On Dec 17, 9:57*am, Boron Elgar wrote:
On Fri, 17 Dec 2010 07:24:29 -0800 (PST), ImStillMags

wrote:
On Dec 17, 3:43 am, Boron Elgar wrote:


It is easy to adapt any recipe to give you that flavor, though...just
use less of the rapid rise yeast in it and allow for a longer rise
period.


I do not think I have had regular old active dry yeast in the house in
many years.


Boron


what is the difference between 'instant' yeast and 'rapid rise' yeast?


Nada, AFAIK. Fleischmann''s uses the terms interchangeably, too.

http://www.breadworld.com/products.aspx

I still use active dry yeast and proof it.

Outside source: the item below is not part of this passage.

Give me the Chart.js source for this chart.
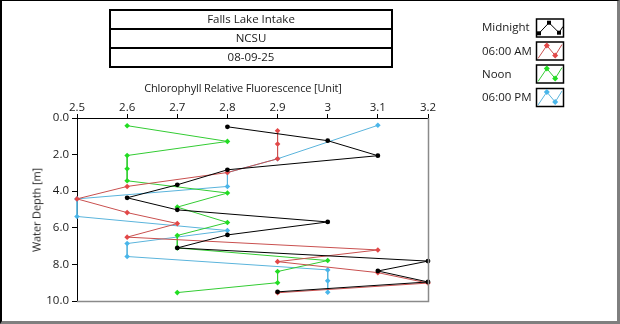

Now you see, that IS a difference. I buy RRY by the pound and
vac-freeze it in smaller packets, then keep an ounce or so in the
fridge in a Tupperware container. I also tend to use fresh yeast or
sourdough starter more often than any sort of dry yeast, so I need
something dry that holds up like iron.

Dry yeast lasts forever in the freezer. *I just used up a batch that
was "use by" dated from 2007. If you do not bake frequently, *do not
store your yeast in the freezer and/or do not know if your yeast
purchase was made from products stored under ideal conditions, then go
ahead and proof.

Me? I hate to proof. It is 15 minutes that I could have spent in
getting the dough ready. Really, though...I bake breads and yeasted
goods so often, that I can skate blindfolded and backwards with this
stuff. I have few talents, but using yeast is one of them. If you have
ANY doubts, proof before you waste your time and ingredients.

Boron


I buy my yeast by the pound and keep it in the freezer. I just put
the liqud and the yeast to proof first while I'm gathering up
everhthing else and by the time I'm ready for it....it's all proofed
and ready. Easy peasy. But you bake probably every day....I only
bake on the weekends if I possiibly can so I don't find it a hassle to
proof the yeast.

BTW I've made that mixed grain bread I came up with from your
suggestion several times now an have given away many loaves to friends
and they LOVE it. It turned out to be a great recipe. Thanks!!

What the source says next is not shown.